• Data for the task
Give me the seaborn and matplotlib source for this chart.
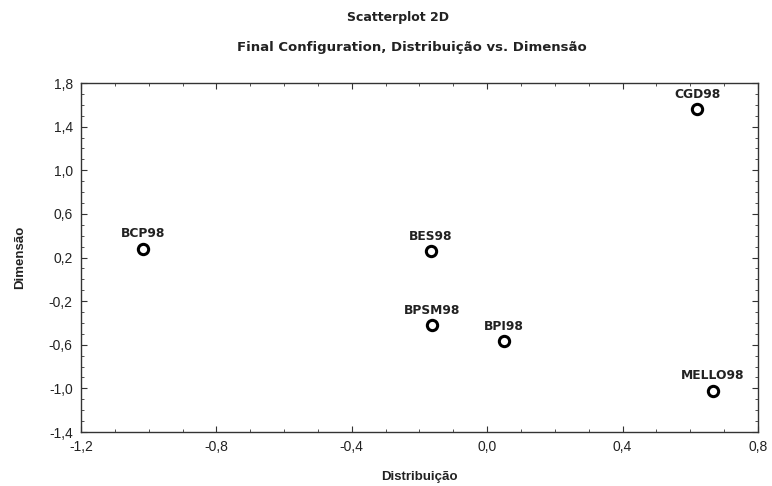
import matplotlib
matplotlib.use("Agg")
import matplotlib.pyplot as plt
import seaborn as sns
import pandas as pd
from matplotlib.ticker import FixedLocator, FixedFormatter, MultipleLocator

sns.set_theme(style="white")
plt.rcParams['font.family'] = ['Liberation Sans', 'DejaVu Sans']

names = ["BCP98", "BES98", "CGD98", "BPSM98", "BPI98", "MELLO98"]
distribuicao = [-1.017, -0.166, 0.62, -0.163, 0.05, 0.667]
dimensao = [0.28, 0.26, 1.56, -0.42, -0.57, -1.02]

xticks = [-1.2, -0.8, -0.4, 0.0, 0.4, 0.8]
xticklabels = ["-1,2", "-0,8", "-0,4", "0,0", "0,4", "0,8"]
yticks = [-1.4, -1.0, -0.6, -0.2, 0.2, 0.6, 1.0, 1.4, 1.8]
yticklabels = ["-1,4", "-1,0", "-0,6", "-0,2", "0,2", "0,6", "1,0", "1,4", "1,8"]

df = pd.DataFrame({"name": names, "x": distribuicao, "y": dimensao})

fig = plt.figure(figsize=(7.72, 4.86), dpi=100)
ax = fig.add_axes([81/772, 1-432/486, (758-81)/772, (432-83)/486])

sns.scatterplot(data=df, x="x", y="y", ax=ax, marker="o", s=55,
                facecolor="white", edgecolor="black", linewidth=2.2, zorder=3)

for n, xv, yv in zip(names, distribuicao, dimensao):
    ax.annotate(n, (xv, yv), xytext=(0, 6), textcoords="offset points",
                ha="center", va="bottom", fontsize=8.8, fontweight="bold",
                color="#222222", family=["DejaVu Sans"])

ax.set_xlim(-1.2, 0.8)
ax.set_ylim(-1.4, 1.8)
ax.xaxis.set_major_locator(FixedLocator(xticks))
ax.xaxis.set_major_formatter(FixedFormatter(xticklabels))
ax.yaxis.set_major_locator(FixedLocator(yticks))
ax.yaxis.set_major_formatter(FixedFormatter(yticklabels))
ax.xaxis.set_minor_locator(MultipleLocator(0.1))
ax.yaxis.set_minor_locator(MultipleLocator(0.1))
ax.tick_params(which="both", direction="in", top=True, right=True,
               bottom=True, left=True, color="#333333", labelsize=10,
               labelcolor="#222222")
ax.tick_params(which="major", length=4, width=0.8, pad=6)
ax.tick_params(which="minor", length=2, width=0.6)
for s in ax.spines.values():
    s.set_color("#333333")
    s.set_linewidth(1.0)

ax.set_xlabel("Distribuição", fontsize=9.5, fontweight="bold", color="#222222", labelpad=12)
ax.set_ylabel("Dimensão", fontsize=9.5, fontweight="bold", color="#222222", labelpad=16)

fig.text(398/772, 1 - 18/486, "Scatterplot 2D", ha="center", va="center",
         fontsize=9, fontweight="bold", color="#222222", family=["DejaVu Sans"])
fig.text(412/772, 1 - 47/486, "Final Configuration, Distribuição vs. Dimensão",
         ha="center", va="center", fontsize=9.5, fontweight="bold", color="#222222",
         family=["DejaVu Sans"])

fig.savefig("out.png", dpi=100)
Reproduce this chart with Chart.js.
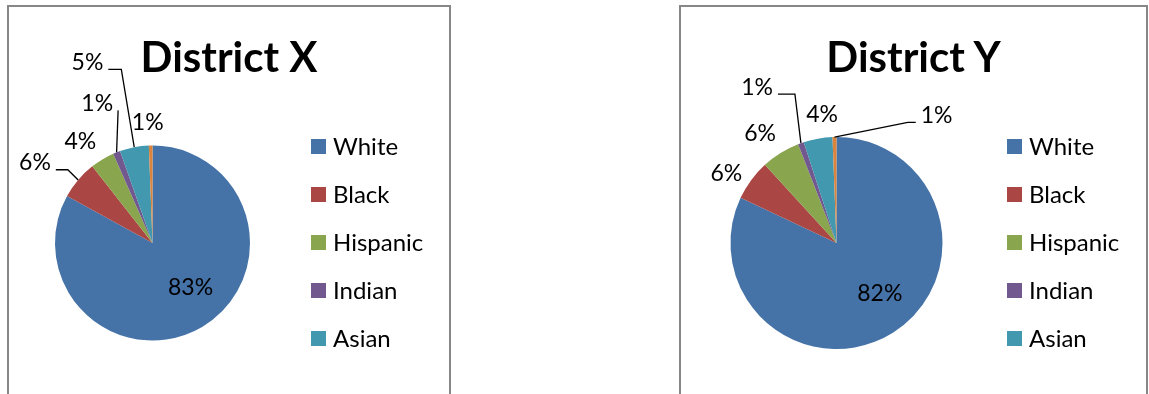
<!DOCTYPE html>
<html>
<head>
<meta charset="utf-8">
<script src="https://cdn.jsdelivr.net/npm/chart.js@4.4.1/dist/chart.umd.min.js"></script>
<style>
  body { margin: 0; background: #fff; width: 1149px; height: 394px; overflow: hidden; font-family: Lato, 'Open Sans', sans-serif; color: #000; }
  .panel { position: absolute; top: 5px; height: 430px; }
  .panel .frame { position: absolute; left: 0; top: 0; right: 0; bottom: 0; border: 2px solid #878787; box-sizing: border-box; }
  .panel canvas { position: absolute; left: 0; top: 0; }
  .title { position: absolute; left: 0; right: 0; top: 30px; text-align: center; font-weight: bold; font-size: 42px; line-height: 1; }
  .legend { position: absolute; top: 117px; margin: 0; padding: 0; list-style: none; }
  .legend li { display: flex; align-items: center; height: 48px; font-size: 24px; line-height: 1; }
  .legend .swatch { display: inline-block; width: 15px; height: 15px; margin-right: 7px; }
</style>
</head>
<body>
<div class="panel" id="panelX" style="left:7px; width:444px;">
  <div class="frame"></div>
  <canvas id="chartX" width="444" height="389"></canvas>
  <div class="title" id="titleX"></div>
  <ul class="legend" id="legendX" style="left:304px;"></ul>
</div>
<div class="panel" id="panelY" style="left:679px; width:469px;">
  <div class="frame"></div>
  <canvas id="chartY" width="469" height="389"></canvas>
  <div class="title" id="titleY"></div>
  <ul class="legend" id="legendY" style="left:328px;"></ul>
</div>
<script>
const categories = ['White', 'Black', 'Hispanic', 'Indian', 'Asian', 'Other'];
const legendCategories = ['White', 'Black', 'Hispanic', 'Indian', 'Asian'];
const districtX = [83.0, 6.4, 4.0, 1.2, 4.8, 0.6];
const districtY = [82.0, 6.2, 5.9, 0.9, 4.4, 0.6];
const titleX = 'District X';
const titleY = 'District Y';
const sliceColors = ['#4572A7', '#AA4643', '#89A54E', '#71588F', '#4198AF', '#DB843D'];

// where each percentage sits: distance in radii, turn (deg) off the slice middle, leader = elbow length
const labelLayoutX = [
  { dist: 0.6, turn: -10 },
  { dist: 1.46, turn: -6, leader: 12 },
  { dist: 1.28, turn: -4.4 },
  { dist: 1.54, turn: 0, leader: 0 },
  { dist: 1.97, turn: -9, leader: 13 },
  { dist: 1.24, turn: -1.2 }
];
const labelLayoutY = [
  { dist: 0.63, turn: -8 },
  { dist: 1.23, turn: -4 },
  { dist: 1.26, turn: -3 },
  { dist: 1.65, turn: -7.4, leader: 17 },
  { dist: 1.22, turn: 3.7 },
  { dist: 1.53, turn: 39.2, leader: 8 }
];

const sliceLabels = {
  id: 'sliceLabels',
  afterDatasetsDraw(chart, args, opts) {
    const ctx = chart.ctx;
    const meta = chart.getDatasetMeta(0);
    const values = chart.data.datasets[0].data;
    const total = values.reduce((a, b) => a + b, 0);
    ctx.save();
    ctx.font = opts.font;
    ctx.fillStyle = '#000';
    ctx.strokeStyle = '#000';
    ctx.lineWidth = 1.3;
    ctx.textAlign = 'center';
    ctx.textBaseline = 'middle';
    meta.data.forEach((arc, i) => {
      const p = arc.getProps(['x', 'y', 'startAngle', 'endAngle', 'outerRadius'], true);
      const spot = opts.layout[i];
      const mid = (p.startAngle + p.endAngle) / 2;
      const a = mid + spot.turn * Math.PI / 180;
      const tx = p.x + Math.cos(a) * spot.dist * p.outerRadius;
      const ty = p.y + Math.sin(a) * spot.dist * p.outerRadius;
      const text = Math.round(values[i] / total * 100) + '%';
      ctx.fillText(text, tx, ty);
      if (spot.leader !== undefined) {
        const ex = p.x + Math.cos(mid) * p.outerRadius;
        const ey = p.y + Math.sin(mid) * p.outerRadius;
        const w = ctx.measureText(text).width;
        const dir = tx < ex ? 1 : -1;
        const sx = tx + dir * (w / 2 + 5);
        const sy = ty + 7;
        ctx.beginPath();
        ctx.moveTo(sx, sy);
        ctx.lineTo(sx + dir * spot.leader, sy);
        ctx.lineTo(ex, ey);
        ctx.stroke();
      }
    });
    ctx.restore();
  }
};

const htmlLegend = {
  id: 'htmlLegend',
  afterUpdate(chart, args, opts) {
    const ul = document.getElementById(opts.containerID);
    ul.innerHTML = '';
    const items = chart.options.plugins.legend.labels.generateLabels(chart)
      .filter(item => legendCategories.includes(item.text));
    items.forEach(item => {
      const li = document.createElement('li');
      const box = document.createElement('span');
      box.className = 'swatch';
      box.style.background = item.fillStyle;
      const label = document.createElement('span');
      label.textContent = item.text;
      li.append(box, label);
      ul.appendChild(li);
    });
  }
};

function makePie(canvasId, values, title, titleId, legendId, layout, padding, radius) {
  document.getElementById(titleId).textContent = title;
  return new Chart(document.getElementById(canvasId), {
    type: 'pie',
    data: {
      labels: categories,
      datasets: [{
        data: values,
        backgroundColor: sliceColors,
        borderWidth: 0
      }]
    },
    options: {
      responsive: false,
      animation: false,
      events: [],
      radius: radius,
      layout: { padding: padding },
      plugins: {
        legend: { display: false },
        tooltip: { enabled: false },
        htmlLegend: { containerID: legendId },
        sliceLabels: { layout: layout, font: '23px Lato, "Open Sans", sans-serif' }
      }
    },
    plugins: [htmlLegend, sliceLabels]
  });
}

makePie('chartX', districtX, titleX, 'titleX', 'legendX', labelLayoutX,
  { left: 48, right: 201, top: 140, bottom: 53 }, 97.5);
makePie('chartY', districtY, titleY, 'titleY', 'legendY', labelLayoutY,
  { left: 51.5, right: 205.5, top: 132, bottom: 45 }, 106);
</script>
</body>
</html>
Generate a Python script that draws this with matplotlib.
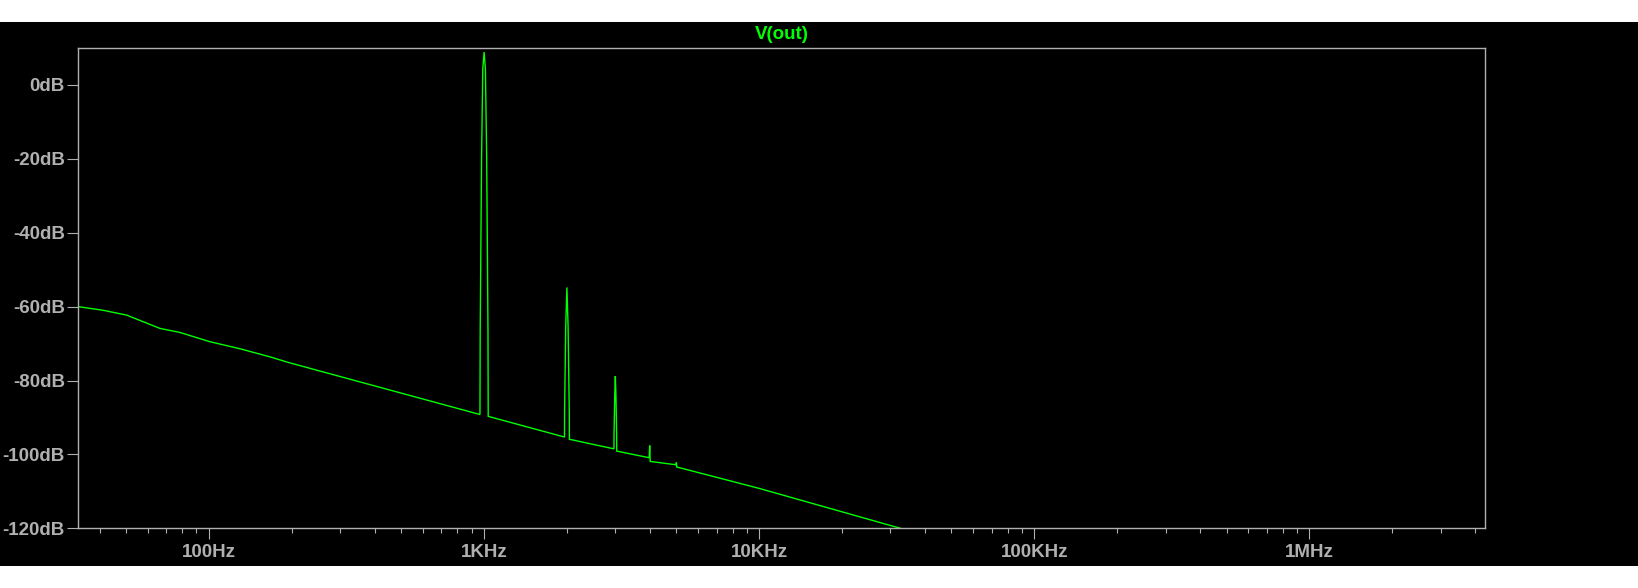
import matplotlib
matplotlib.use('Agg')
import matplotlib.pyplot as plt
from matplotlib.patches import Rectangle
from matplotlib.ticker import FixedLocator, NullFormatter

# ---- data ----
freq_hz = [33.4, 41.3, 50.2, 57.7, 66.4, 78.5, 100.8, 129.6, 166.7, 194.0,
           966, 968, 979, 989, 1000, 1011, 1022, 1033, 1035,
           1960, 1962, 1980, 2000, 2020, 2040, 2042,
           2965, 2968, 2985, 3000, 3015, 3032, 3035,
           3980, 3990, 4000, 4015,
           4980, 5000, 5015,
           10000, 32600, 45000]
level_db = [-60.0, -61.0, -62.3, -64.1, -65.9, -67.0, -69.5, -71.4, -73.6, -75.1,
            -89.2, -66.2, -20.0, 4.3, 8.9, 4.3, -20.0, -66.7, -89.7,
            -95.3, -88.1, -65.5, -54.8, -65.5, -88.5, -95.9,
            -98.5, -93.9, -84.0, -78.8, -84.0, -94.2, -99.1,
            -100.9, -99.4, -97.6, -101.9,
            -102.8, -102.2, -103.4,
            -109.2, -120.0, -123.0]

y_ticks = [0, -20, -40, -60, -80, -100, -120]
y_tick_labels = ['0dB', '-20dB', '-40dB', '-60dB', '-80dB', '-100dB', '-120dB']
x_ticks = [1e2, 1e3, 1e4, 1e5, 1e6]
x_tick_labels = ['100Hz', '1KHz', '10KHz', '100KHz', '1MHz']
x_minor = [m * 10 ** e for e in range(1, 7) for m in range(2, 10)]
title = 'V(out)'

# ---- styling ----
W, H = 1638, 588
GRAY = '#b0b0b0'
GREEN = '#00ff00'
plt.rcParams['font.family'] = ['Liberation Sans', 'DejaVu Sans']
plt.rcParams['font.weight'] = 'bold'

fig = plt.figure(figsize=(W / 100, H / 100), dpi=100, facecolor='white')
band = Rectangle((0, (H - 566) / H), 1, 544 / H, transform=fig.transFigure,
                 facecolor='black', edgecolor='none', zorder=-10)
fig.add_artist(band)

left, right, top, bottom = 78, 1485, 48, 528.3
ax = fig.add_axes([left / W, (H - bottom) / H, (right - left) / W, (bottom - top) / H])
ax.set_zorder(1)
ax.set_facecolor('black')
ax.plot(freq_hz, level_db, color=GREEN, linewidth=1.0, solid_joinstyle='miter')
ax.set_xscale('log')
ax.set_xlim(33.4, 4.35e6)
ax.set_ylim(-120, 10)

for s in ax.spines.values():
    s.set_color(GRAY)
    s.set_linewidth(1.0)

ax.xaxis.set_major_locator(FixedLocator(x_ticks))
ax.set_xticklabels(x_tick_labels)
ax.xaxis.set_minor_locator(FixedLocator(x_minor))
ax.xaxis.set_minor_formatter(NullFormatter())
ax.set_yticks(y_ticks)
ax.set_yticklabels(y_tick_labels)

ax.tick_params(axis='both', which='major', direction='out', length=8, width=0.8,
               color=GRAY, labelcolor=GRAY, labelsize=13.5)
ax.tick_params(axis='x', which='major', pad=3.5)
ax.tick_params(axis='y', which='major', pad=1.5)
ax.tick_params(axis='x', which='minor', direction='out', length=3.8, width=0.8, color=GRAY)
ax.tick_params(top=False, right=False, which='both')
for lbl in ax.get_xticklabels() + ax.get_yticklabels():
    lbl.set_fontweight('bold')

fig.text((left + right) / 2 / W, (H - 34.5) / H, title, color=GREEN,
         fontsize=13.5, fontweight='bold', ha='center', va='center', zorder=2)

fig.savefig('out.png', dpi=100, facecolor='white')
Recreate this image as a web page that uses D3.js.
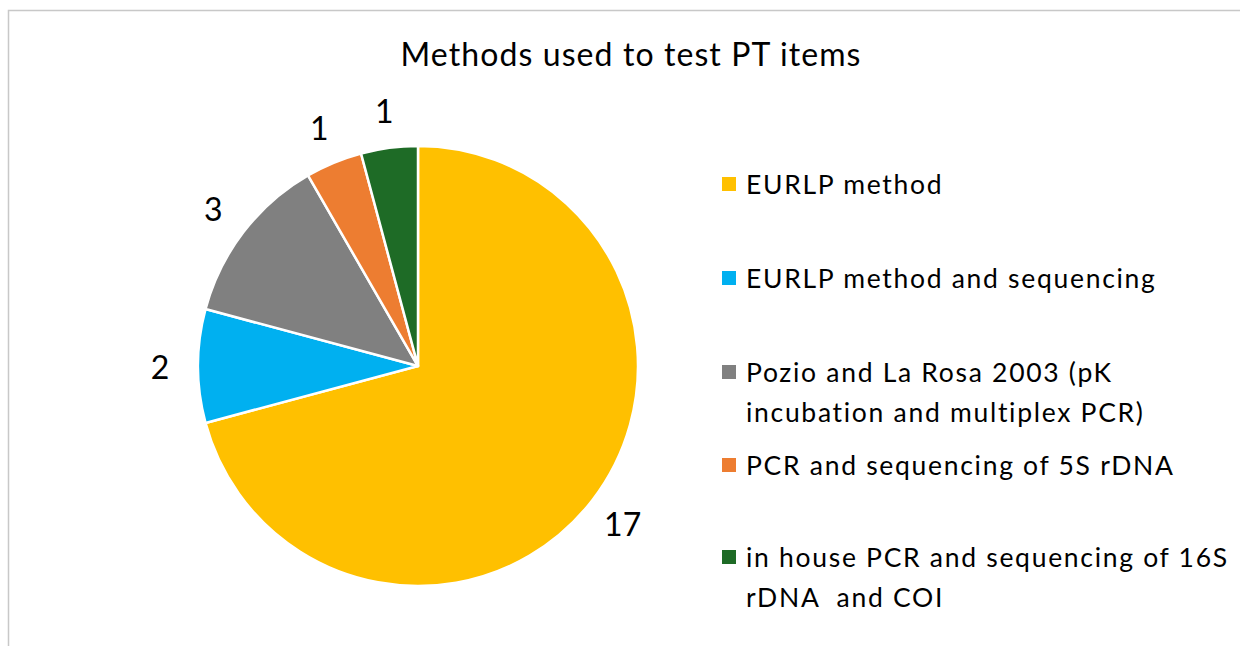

• What is needed
Repeat exactly and only the lines from the start of the data above through the line that holds "dimensao = [0.28, 0.26, 1.56, -0.42, -0.57, -1.02]", inclusive. Pictures do not belong in the copy.

• Reply
Give me the seaborn and matplotlib source for this chart.
import matplotlib
matplotlib.use("Agg")
import matplotlib.pyplot as plt
import seaborn as sns
import pandas as pd
from matplotlib.ticker import FixedLocator, FixedFormatter, MultipleLocator

sns.set_theme(style="white")
plt.rcParams['font.family'] = ['Liberation Sans', 'DejaVu Sans']

names = ["BCP98", "BES98", "CGD98", "BPSM98", "BPI98", "MELLO98"]
distribuicao = [-1.017, -0.166, 0.62, -0.163, 0.05, 0.667]
dimensao = [0.28, 0.26, 1.56, -0.42, -0.57, -1.02]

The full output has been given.